NFL Signing Day ends all that. It gives players the leverage they've earned as high-demand employees in a free market.
I think it would make the league more interesting, too. Assembling a team in the NFL has always been a balance between building through the draft and acquiring the right veterans. Now teams could REALLY build with young players, and teams that prefer older players could bypass signing day. It would force teams to be smarter and bolder. It would require coaches to get out of their cinder-block offices and recruit, which would get them a little fresh air.
I see some of you are raising your hands.

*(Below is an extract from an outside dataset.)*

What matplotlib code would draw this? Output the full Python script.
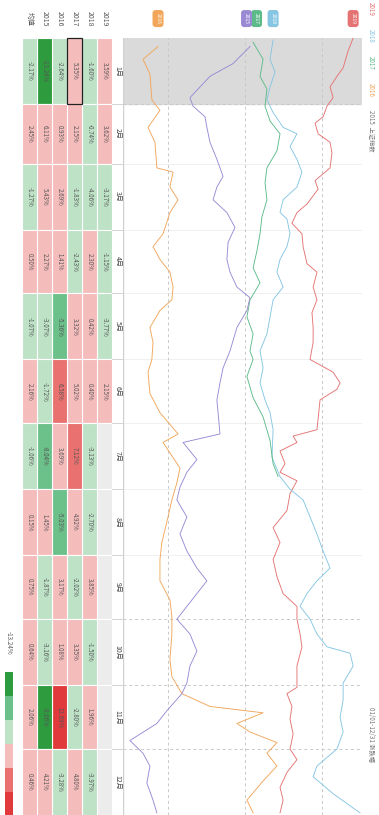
import matplotlib.pyplot as plt
import matplotlib.patches as mpatches
import numpy as np

plt.rcParams['font.family'] = ['Noto Sans CJK SC', 'DejaVu Sans']

months = ['1月', '2月', '3月', '4月', '5月', '6月', '7月', '8月', '9月', '10月', '11月', '12月']
month_days = [31, 28, 31, 30, 31, 30, 31, 31, 30, 31, 30, 31]
row_labels = ['2019', '2018', '2017', '2016', '2015', '均值']

nan = float('nan')
chg_2019 = [3.59, 3.62, -3.17, -1.15, -3.77, 2.15, nan, nan, nan, nan, nan, nan]
chg_2018 = [-1.60, -0.74, -4.06, 2.30, 0.42, 0.40, -3.13, -2.70, 3.85, -1.50, 1.96, -3.97]
chg_2017 = [5.35, 2.15, -1.83, -2.43, 3.32, 5.02, 7.12, 4.92, -2.02, 3.35, -2.80, 4.80]
chg_2016 = [-2.64, 0.93, 2.69, 1.41, -5.36, 6.58, 3.69, -5.03, 3.17, 1.08, 13.69, -3.28]
chg_2015 = [-13.24, 6.11, 5.43, 2.27, -3.07, -1.72, -8.04, 1.45, -1.87, -3.16, -9.86, 4.21]
chg_avg = [-2.17, 2.45, -1.27, 0.50, -1.07, 2.16, -1.06, 0.15, 0.75, 0.64, 2.06, 0.46]

# index lines: day of year, level
days_2019 = [0, 6, 14, 18, 23, 28, 32, 37, 40, 45, 49, 54, 61, 67, 71, 78, 82, 87, 92, 98, 106, 110,
             117, 123, 129, 136, 143, 151, 157, 162, 165, 170, 184, 187, 190, 194, 200, 204, 208, 214,
             222, 230, 237, 245, 253, 261, 267, 273, 280, 286, 295, 305, 308, 314, 320, 327, 334, 339,
             345, 352, 358, 364]
lvl_2019 = [3081, 3068, 3055, 3039, 3021, 3029, 3013, 3003, 2982, 2990, 3021, 3026, 3021, 2982, 2990,
            2961, 2935, 2922, 2948, 2951, 2961, 2987, 2977, 2987, 2974, 2977, 2977, 2969, 3029, 3047,
            3039, 2995, 2987, 2925, 2935, 2891, 2904, 2891, 2935, 2917, 2909, 2873, 2891, 2873, 2883,
            2899, 2935, 2935, 2943, 2948, 2935, 2935, 2909, 2922, 2917, 2925, 2917, 2935, 2909, 2891,
            2899, 2891]

days_2018 = [1, 10, 16, 23, 29, 35, 42, 45, 51, 57, 63, 70, 76, 82, 85, 92, 98, 104, 110, 117, 123,
             131, 139, 147, 155, 162, 170, 176, 184, 197, 206, 212, 217, 225, 233, 241, 249, 255, 261,
             267, 273, 280, 286, 289, 295, 303, 311, 319, 326, 334, 342, 347, 355, 364]
lvl_2018 = [2873, 2865, 2878, 2865, 2857, 2873, 2899, 2935, 2917, 2935, 2948, 2935, 2899, 2891, 2909,
            2917, 2909, 2891, 2883, 2899, 2873, 2865, 2857, 2839, 2847, 2839, 2852, 2865, 2873, 2870,
            2891, 2917, 2951, 2969, 2987, 3003, 3021, 2987, 2961, 2943, 2969, 2987, 3013, 3073, 3081,
            3055, 3055, 3047, 3055, 3039, 2987, 2977, 3029, 3099]

days_2017 = [2, 10, 18, 24, 32, 39, 45, 53, 61, 68, 76, 84, 92, 100, 108, 115, 123, 131, 139, 147,
             151, 159, 169, 178, 189, 200, 206]
lvl_2017 = [2821, 2847, 2839, 2857, 2852, 2865, 2891, 2883, 2857, 2852, 2857, 2844, 2839, 2831, 2821,
            2839, 2813, 2805, 2821, 2813, 2821, 2805, 2821, 2847, 2865, 2873, 2886]

days_2016 = [4, 10, 17, 29, 34, 42, 49, 61, 63, 70, 76, 82, 92, 98, 104, 110, 117, 123, 128, 136, 143,
             151, 157, 167, 176, 186, 190, 202, 209, 217, 225, 237, 245, 255, 264, 272, 280, 292, 300,
             308, 314, 317, 322, 326, 331, 336, 342, 349, 358, 364]
lvl_2016 = [2574, 2535, 2553, 2558, 2579, 2548, 2566, 2571, 2613, 2605, 2626, 2605, 2587, 2561, 2579,
            2605, 2613, 2610, 2579, 2553, 2561, 2558, 2548, 2553, 2579, 2626, 2587, 2631, 2623, 2610,
            2600, 2584, 2579, 2579, 2605, 2610, 2610, 2605, 2610, 2636, 2709, 2847, 2779, 2813, 2883,
            2857, 2883, 2847, 2805, 2821]

days_2015 = [4, 12, 18, 23, 28, 32, 37, 42, 49, 57, 65, 70, 76, 82, 89, 96, 104, 110, 117, 122, 128,
             136, 147, 155, 162, 170, 186, 190, 198, 204, 211, 217, 225, 233, 241, 249, 255, 261, 267,
             273, 280, 288, 295, 303, 308, 316, 322, 330, 336, 342, 350, 358, 364]
lvl_2015 = [2813, 2769, 2709, 2683, 2657, 2665, 2696, 2701, 2709, 2727, 2743, 2727, 2717, 2753, 2774,
            2756, 2753, 2761, 2779, 2813, 2805, 2779, 2761, 2743, 2735, 2727, 2735, 2639, 2675, 2649,
            2631, 2623, 2649, 2631, 2649, 2675, 2701, 2675, 2649, 2623, 2657, 2675, 2657, 2649, 2636,
            2597, 2571, 2501, 2535, 2553, 2545, 2561, 2571]

series = [
    ('2019', days_2019, lvl_2019, '#e57373'),
    ('2018', days_2018, lvl_2018, '#86c6e3'),
    ('2017', days_2017, lvl_2017, '#5dbb8a'),
    ('2016', days_2016, lvl_2016, '#f2a65a'),
    ('2015', days_2015, lvl_2015, '#9a8ad4'),
]
pin_shift = {'2015': -2.5, '2017': 2.5}

W, H = 379, 815
fig = plt.figure(figsize=(W / 100, H / 100), dpi=100)

month_edges = np.concatenate([[0], np.cumsum(month_days)])
top_days = 38 / 777 * 365

# ---- line chart (rotated: time runs down, level runs right)
ax = fig.add_axes([123 / W, 0, 239 / W, 777 / H])
ax.set_ylim(365, 0)
ax.set_xlim(2483, 3104)
for s in ax.spines.values():
    s.set_visible(False)
ax.set_xticks([])
ax.set_yticks([])

ax.axhspan(0, month_edges[1], color='#dadada', zorder=0)
for i, e in enumerate(month_edges[1:-1]):
    if i in (0, 8, 9, 10):
        ax.axhline(e, color='#c8c8c8', lw=0.7, ls=(0, (3, 3)), zorder=1)
    else:
        ax.axhline(e, color='#f0f0f0', lw=0.7, zorder=1)
for g in [2600, 2800, 3000, 3104]:
    ax.axvline(g, color='#c8c8c8', lw=0.7, ls=(0, (3, 3)), zorder=1)
ax.axvline(2483, color='#d0d0d0', lw=1.0, zorder=1)

for name, d, v, c in series:
    ax.plot(v, d, color=c, lw=0.65, zorder=3)
    ax.annotate(name, xy=(v[0], 0), xycoords='data', xytext=(pin_shift.get(name, 0), 14),
                textcoords='offset points', ha='center', va='center',
                rotation=-90, fontsize=3.6, color='white', annotation_clip=False,
                bbox=dict(boxstyle='round,pad=0.6', fc=c, ec='none'))

# legend and range text on the right edge
lx = 371 / W
ly = 1 - 2 / H
for name, d, v, c in series[:4]:
    fig.text(lx, ly, name, rotation=-90, rotation_mode='anchor', ha='left', va='center',
             fontsize=4.5, color=c)
    ly -= 27 / H
fig.text(lx, ly, '2015  上证指数', rotation=-90, rotation_mode='anchor', ha='left',
         va='center', fontsize=4.5, color='#777777')
fig.text(lx, 1 - 707 / H, '01/01-12/31 涨跌幅', rotation=-90, rotation_mode='anchor',
         ha='left', va='center', fontsize=4.5, color='#777777')

# ---- monthly change table
tax = fig.add_axes([0, 0, 123 / W, 1])
tax.set_xlim(0, 123)
tax.set_ylim(365, -top_days)
tax.axis('off')

table = [chg_2019, chg_2018, chg_2017, chg_2016, chg_2015, chg_avg]
colors = ['#2f9b3f', '#6cc08a', '#bde2c6', '#f5bcbc', '#e9716f', '#e03a3c']


def cell_color(v):
    if np.isnan(v):
        return '#ececec'
    if v <= -9:
        return colors[0]
    if v <= -5:
        return colors[1]
    if v < 0:
        return colors[2]
    if v < 6.3:
        return colors[3]
    if v < 10:
        return colors[4]
    return colors[5]


row_w = 15
for j, (lab, vals) in enumerate(zip(row_labels, table)):
    x0 = 112 - row_w * (j + 1)
    tax.text(x0 + row_w / 2, -top_days / 2, lab, rotation=-90, ha='center', va='center',
             fontsize=5, color='#555555')
    for i, v in enumerate(vals):
        y0 = month_edges[i]
        tax.add_patch(mpatches.Rectangle((x0, y0), row_w, month_days[i], fc=cell_color(v),
                                         ec='white', lw=0.8))
        if not np.isnan(v):
            tax.text(x0 + row_w / 2, y0 + month_days[i] / 2, '%.2f%%' % v, rotation=-90,
                     ha='center', va='center', fontsize=4.4, color='#555555')

# highlighted cell (2017, 1月)
tax.add_patch(mpatches.Rectangle((112 - row_w * 3, 0), row_w, month_days[0], fc='none',
                                 ec='#222222', lw=0.9, zorder=5))

for i, m in enumerate(months):
    tax.text(117.5, month_edges[i] + month_days[i] / 2, m, rotation=-90, ha='center',
             va='center', fontsize=5, color='#444444')
    if i > 0:
        tax.plot([112, 123], [month_edges[i], month_edges[i]], color='#cccccc', lw=0.6)

# colour scale legend
blk = 11.2
for k, c in enumerate(colors):
    tax.add_patch(mpatches.Rectangle((5, 298 + k * blk), 8, blk, fc=c, ec='none'))
tax.text(9, 284, '%.2f%%' % min(chg_2015), rotation=-90, ha='center', va='center',
         fontsize=4.5, color='#555555')

fig.savefig('out.png', dpi=100)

This kills off parity and turns the Cowboys and Steelers into the Yankees and Red Sox. Nope. The key to baseball's class divide is local TV money -- the Dodgers and Yankees get billions, the Marlins and Astros get chicken scratch. Every NFL team starts on more equal footing. It's unlikely, under the salary cap, that any team would go out and sign the top 10 prospects. But what if a bad team pulled an Ole Miss? If a limo pulled up to the stadium in Jacksonville and spit out three top guys from Mel Kiper's Big Board, all wearing Jags gear, wouldn't they sell enough tickets and jerseys to cover the cost?
NFL recruiters will swarm college campuses. Well, yeah. When players are basically majoring in football, it's natural for them to talk to potential employers. You could create a couple of basic rules (maybe NFL teams can't meet with a player until his season is over), but if you don't have a draft, players have to be able to evaluate teams as well as the other way around – in exactly the same way other students coming out of college have to evaluate their job offers. Yes, this involves agents and advisers and such. But they're involved now. This pulls them out of the shadows.
But I LIKE the draft. I do, too. But this way is fairer to the players, and in some ways, to the teams. And the drama would be ridiculous. The draft is a classic inverted-pyramid news story -- all the interesting stuff happens at the beginning. NFL Signing Day could delay the gratification like a Hitchcock thriller. Imagine if Andrew Luck and Robert Griffin III had waited all day to announce where they're playing. And imagine if every team had a shot to sign them. They'd have to crank up the Red Zone Channel just to cover all the announcements.
Exactly. Did you see how chaotic it was on signing day? ESPNU could barely handle it. I'm not sure Chris Berman can. Some would call that a bug. Others would call it a feature.